Records with drawing code:
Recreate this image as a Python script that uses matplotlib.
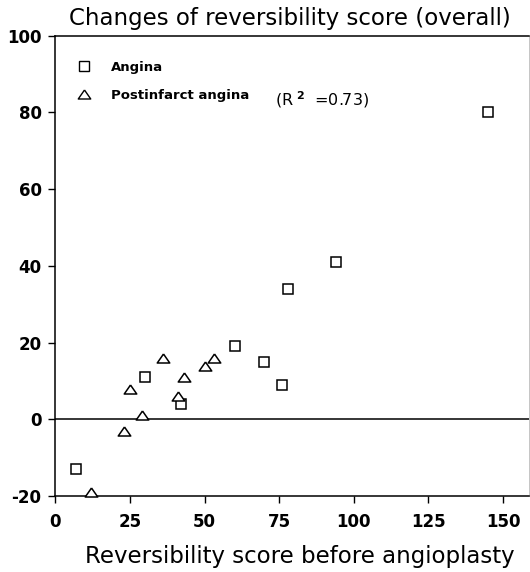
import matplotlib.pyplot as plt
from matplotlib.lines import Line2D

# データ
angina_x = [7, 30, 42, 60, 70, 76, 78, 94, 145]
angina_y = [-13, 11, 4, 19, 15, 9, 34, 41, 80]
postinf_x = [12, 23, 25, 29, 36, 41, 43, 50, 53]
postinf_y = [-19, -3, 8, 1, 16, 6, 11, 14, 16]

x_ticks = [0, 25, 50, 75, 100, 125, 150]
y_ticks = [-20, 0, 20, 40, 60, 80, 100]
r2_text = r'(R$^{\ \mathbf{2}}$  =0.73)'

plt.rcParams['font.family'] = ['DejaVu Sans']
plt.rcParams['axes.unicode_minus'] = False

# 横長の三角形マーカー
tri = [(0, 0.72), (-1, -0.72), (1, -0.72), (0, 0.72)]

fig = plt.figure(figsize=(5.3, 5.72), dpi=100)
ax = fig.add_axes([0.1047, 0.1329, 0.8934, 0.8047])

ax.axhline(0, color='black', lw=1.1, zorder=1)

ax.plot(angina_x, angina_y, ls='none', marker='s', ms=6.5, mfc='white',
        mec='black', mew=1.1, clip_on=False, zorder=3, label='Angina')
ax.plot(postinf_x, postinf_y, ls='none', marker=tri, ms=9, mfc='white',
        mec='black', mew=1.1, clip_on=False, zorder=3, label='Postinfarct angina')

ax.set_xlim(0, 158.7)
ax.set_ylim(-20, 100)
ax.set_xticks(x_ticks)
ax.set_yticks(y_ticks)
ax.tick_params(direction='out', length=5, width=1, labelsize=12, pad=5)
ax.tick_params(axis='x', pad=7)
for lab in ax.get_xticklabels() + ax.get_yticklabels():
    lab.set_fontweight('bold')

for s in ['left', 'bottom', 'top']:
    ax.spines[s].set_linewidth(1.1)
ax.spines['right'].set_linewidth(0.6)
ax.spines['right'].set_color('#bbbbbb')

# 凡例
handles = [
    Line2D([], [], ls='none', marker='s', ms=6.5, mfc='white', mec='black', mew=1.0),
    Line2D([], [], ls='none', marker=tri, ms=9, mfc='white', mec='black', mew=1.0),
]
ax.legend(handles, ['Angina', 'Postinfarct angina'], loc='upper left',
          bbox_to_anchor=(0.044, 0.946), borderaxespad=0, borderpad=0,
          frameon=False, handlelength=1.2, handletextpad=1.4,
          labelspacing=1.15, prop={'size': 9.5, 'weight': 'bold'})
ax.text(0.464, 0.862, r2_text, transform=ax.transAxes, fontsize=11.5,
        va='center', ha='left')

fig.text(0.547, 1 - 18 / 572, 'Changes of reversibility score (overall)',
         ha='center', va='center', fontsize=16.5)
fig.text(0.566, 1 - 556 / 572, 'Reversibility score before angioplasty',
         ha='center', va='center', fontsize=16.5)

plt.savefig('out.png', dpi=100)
==
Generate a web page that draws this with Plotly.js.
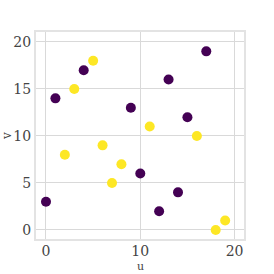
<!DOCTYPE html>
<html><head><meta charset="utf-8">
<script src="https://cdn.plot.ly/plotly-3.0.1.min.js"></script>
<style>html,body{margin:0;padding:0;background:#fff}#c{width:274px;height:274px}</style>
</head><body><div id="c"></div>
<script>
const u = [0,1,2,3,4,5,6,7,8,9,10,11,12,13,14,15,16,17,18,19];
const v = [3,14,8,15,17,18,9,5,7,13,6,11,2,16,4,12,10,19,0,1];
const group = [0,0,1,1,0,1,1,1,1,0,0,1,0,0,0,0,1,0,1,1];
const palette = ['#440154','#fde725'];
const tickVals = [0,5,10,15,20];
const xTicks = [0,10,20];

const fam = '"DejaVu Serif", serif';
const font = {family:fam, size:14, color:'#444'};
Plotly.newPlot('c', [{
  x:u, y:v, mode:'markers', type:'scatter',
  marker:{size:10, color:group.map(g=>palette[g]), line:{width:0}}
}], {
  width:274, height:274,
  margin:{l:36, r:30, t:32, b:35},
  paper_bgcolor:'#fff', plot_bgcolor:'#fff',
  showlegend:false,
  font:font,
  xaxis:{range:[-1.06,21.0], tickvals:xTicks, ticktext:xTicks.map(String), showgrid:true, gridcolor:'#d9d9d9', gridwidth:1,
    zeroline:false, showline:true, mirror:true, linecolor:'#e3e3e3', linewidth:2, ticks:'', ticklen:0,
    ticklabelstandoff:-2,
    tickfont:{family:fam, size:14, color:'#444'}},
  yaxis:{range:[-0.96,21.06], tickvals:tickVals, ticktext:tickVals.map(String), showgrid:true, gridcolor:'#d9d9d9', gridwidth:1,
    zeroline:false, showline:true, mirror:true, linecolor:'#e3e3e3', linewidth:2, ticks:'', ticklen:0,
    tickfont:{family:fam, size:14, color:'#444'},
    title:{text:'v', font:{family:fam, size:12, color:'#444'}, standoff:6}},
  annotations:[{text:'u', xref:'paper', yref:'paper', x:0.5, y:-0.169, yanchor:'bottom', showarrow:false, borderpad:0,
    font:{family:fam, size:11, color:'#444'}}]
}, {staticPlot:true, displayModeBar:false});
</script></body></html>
---
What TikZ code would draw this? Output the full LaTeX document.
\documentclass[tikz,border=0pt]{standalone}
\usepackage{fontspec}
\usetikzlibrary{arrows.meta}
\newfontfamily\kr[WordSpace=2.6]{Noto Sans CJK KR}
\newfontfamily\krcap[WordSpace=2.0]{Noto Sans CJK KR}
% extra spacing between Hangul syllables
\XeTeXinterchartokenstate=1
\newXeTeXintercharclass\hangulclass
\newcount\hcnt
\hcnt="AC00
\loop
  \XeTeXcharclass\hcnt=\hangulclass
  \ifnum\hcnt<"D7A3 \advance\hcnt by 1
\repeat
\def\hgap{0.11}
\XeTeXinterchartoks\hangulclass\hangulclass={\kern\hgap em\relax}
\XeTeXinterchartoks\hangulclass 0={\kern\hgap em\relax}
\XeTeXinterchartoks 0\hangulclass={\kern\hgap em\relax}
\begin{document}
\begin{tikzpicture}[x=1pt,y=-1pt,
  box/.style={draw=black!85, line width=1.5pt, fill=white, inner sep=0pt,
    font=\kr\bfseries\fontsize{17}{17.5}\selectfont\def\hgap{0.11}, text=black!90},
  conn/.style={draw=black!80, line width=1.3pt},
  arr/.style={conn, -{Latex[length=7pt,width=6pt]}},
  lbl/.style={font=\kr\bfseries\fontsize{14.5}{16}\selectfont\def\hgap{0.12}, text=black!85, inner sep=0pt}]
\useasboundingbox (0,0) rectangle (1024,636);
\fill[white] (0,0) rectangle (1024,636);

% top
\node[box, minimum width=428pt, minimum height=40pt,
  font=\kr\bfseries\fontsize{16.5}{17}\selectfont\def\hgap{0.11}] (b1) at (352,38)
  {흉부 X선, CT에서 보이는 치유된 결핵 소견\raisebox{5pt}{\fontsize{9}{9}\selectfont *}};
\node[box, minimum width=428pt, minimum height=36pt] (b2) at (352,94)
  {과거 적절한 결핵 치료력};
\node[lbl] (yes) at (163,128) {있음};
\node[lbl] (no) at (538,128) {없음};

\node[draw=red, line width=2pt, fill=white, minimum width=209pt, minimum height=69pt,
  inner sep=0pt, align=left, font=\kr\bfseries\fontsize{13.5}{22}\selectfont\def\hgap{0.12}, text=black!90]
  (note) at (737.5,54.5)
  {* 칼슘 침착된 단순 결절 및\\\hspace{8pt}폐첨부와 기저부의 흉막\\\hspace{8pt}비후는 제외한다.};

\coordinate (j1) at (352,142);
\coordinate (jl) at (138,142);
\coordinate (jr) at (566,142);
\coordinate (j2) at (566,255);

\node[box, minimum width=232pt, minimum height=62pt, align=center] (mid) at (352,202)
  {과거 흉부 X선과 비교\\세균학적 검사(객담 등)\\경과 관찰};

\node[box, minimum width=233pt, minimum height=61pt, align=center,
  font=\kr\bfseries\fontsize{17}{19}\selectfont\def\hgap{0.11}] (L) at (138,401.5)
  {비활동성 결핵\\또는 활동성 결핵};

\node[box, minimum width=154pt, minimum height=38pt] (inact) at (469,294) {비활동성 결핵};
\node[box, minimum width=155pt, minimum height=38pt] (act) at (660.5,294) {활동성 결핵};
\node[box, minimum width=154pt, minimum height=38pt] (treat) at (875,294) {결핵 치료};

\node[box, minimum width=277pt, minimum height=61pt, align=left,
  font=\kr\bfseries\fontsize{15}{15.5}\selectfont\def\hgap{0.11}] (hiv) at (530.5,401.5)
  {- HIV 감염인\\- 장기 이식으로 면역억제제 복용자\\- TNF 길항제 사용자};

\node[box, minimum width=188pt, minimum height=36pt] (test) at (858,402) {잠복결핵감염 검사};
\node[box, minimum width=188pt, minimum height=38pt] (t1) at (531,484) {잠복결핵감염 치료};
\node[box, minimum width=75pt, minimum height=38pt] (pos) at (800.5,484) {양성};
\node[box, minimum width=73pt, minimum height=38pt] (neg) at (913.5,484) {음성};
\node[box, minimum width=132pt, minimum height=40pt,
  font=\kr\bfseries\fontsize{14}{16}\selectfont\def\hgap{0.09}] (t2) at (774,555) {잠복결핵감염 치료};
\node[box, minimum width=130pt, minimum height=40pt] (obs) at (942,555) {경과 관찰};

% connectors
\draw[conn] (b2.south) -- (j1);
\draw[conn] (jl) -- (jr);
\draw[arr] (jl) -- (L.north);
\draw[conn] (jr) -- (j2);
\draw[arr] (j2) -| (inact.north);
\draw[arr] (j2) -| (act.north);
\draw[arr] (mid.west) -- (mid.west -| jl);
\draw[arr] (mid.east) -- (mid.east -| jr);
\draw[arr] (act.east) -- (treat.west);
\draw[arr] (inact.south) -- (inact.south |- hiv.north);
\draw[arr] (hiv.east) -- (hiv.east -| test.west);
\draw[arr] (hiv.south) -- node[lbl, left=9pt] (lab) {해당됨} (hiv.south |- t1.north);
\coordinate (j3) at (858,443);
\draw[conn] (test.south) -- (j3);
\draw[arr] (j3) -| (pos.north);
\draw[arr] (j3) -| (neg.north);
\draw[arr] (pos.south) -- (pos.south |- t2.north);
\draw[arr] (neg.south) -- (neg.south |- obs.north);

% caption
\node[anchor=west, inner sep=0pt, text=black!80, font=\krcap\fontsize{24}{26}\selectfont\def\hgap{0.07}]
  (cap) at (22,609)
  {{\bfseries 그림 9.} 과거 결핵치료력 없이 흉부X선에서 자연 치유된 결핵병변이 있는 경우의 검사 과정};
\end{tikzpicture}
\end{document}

Request »
Retype the lines above exactly as they appear, from the line containing "Recreate this image" through the line containing "va='center', ha='left')", and leave out any pictures.

Solution »
Recreate this image as a Python script that uses matplotlib.
import matplotlib.pyplot as plt
from matplotlib.lines import Line2D

# データ
angina_x = [7, 30, 42, 60, 70, 76, 78, 94, 145]
angina_y = [-13, 11, 4, 19, 15, 9, 34, 41, 80]
postinf_x = [12, 23, 25, 29, 36, 41, 43, 50, 53]
postinf_y = [-19, -3, 8, 1, 16, 6, 11, 14, 16]

x_ticks = [0, 25, 50, 75, 100, 125, 150]
y_ticks = [-20, 0, 20, 40, 60, 80, 100]
r2_text = r'(R$^{\ \mathbf{2}}$  =0.73)'

plt.rcParams['font.family'] = ['DejaVu Sans']
plt.rcParams['axes.unicode_minus'] = False

# 横長の三角形マーカー
tri = [(0, 0.72), (-1, -0.72), (1, -0.72), (0, 0.72)]

fig = plt.figure(figsize=(5.3, 5.72), dpi=100)
ax = fig.add_axes([0.1047, 0.1329, 0.8934, 0.8047])

ax.axhline(0, color='black', lw=1.1, zorder=1)

ax.plot(angina_x, angina_y, ls='none', marker='s', ms=6.5, mfc='white',
        mec='black', mew=1.1, clip_on=False, zorder=3, label='Angina')
ax.plot(postinf_x, postinf_y, ls='none', marker=tri, ms=9, mfc='white',
        mec='black', mew=1.1, clip_on=False, zorder=3, label='Postinfarct angina')

ax.set_xlim(0, 158.7)
ax.set_ylim(-20, 100)
ax.set_xticks(x_ticks)
ax.set_yticks(y_ticks)
ax.tick_params(direction='out', length=5, width=1, labelsize=12, pad=5)
ax.tick_params(axis='x', pad=7)
for lab in ax.get_xticklabels() + ax.get_yticklabels():
    lab.set_fontweight('bold')

for s in ['left', 'bottom', 'top']:
    ax.spines[s].set_linewidth(1.1)
ax.spines['right'].set_linewidth(0.6)
ax.spines['right'].set_color('#bbbbbb')

# 凡例
handles = [
    Line2D([], [], ls='none', marker='s', ms=6.5, mfc='white', mec='black', mew=1.0),
    Line2D([], [], ls='none', marker=tri, ms=9, mfc='white', mec='black', mew=1.0),
]
ax.legend(handles, ['Angina', 'Postinfarct angina'], loc='upper left',
          bbox_to_anchor=(0.044, 0.946), borderaxespad=0, borderpad=0,
          frameon=False, handlelength=1.2, handletextpad=1.4,
          labelspacing=1.15, prop={'size': 9.5, 'weight': 'bold'})
ax.text(0.464, 0.862, r2_text, transform=ax.transAxes, fontsize=11.5,
        va='center', ha='left')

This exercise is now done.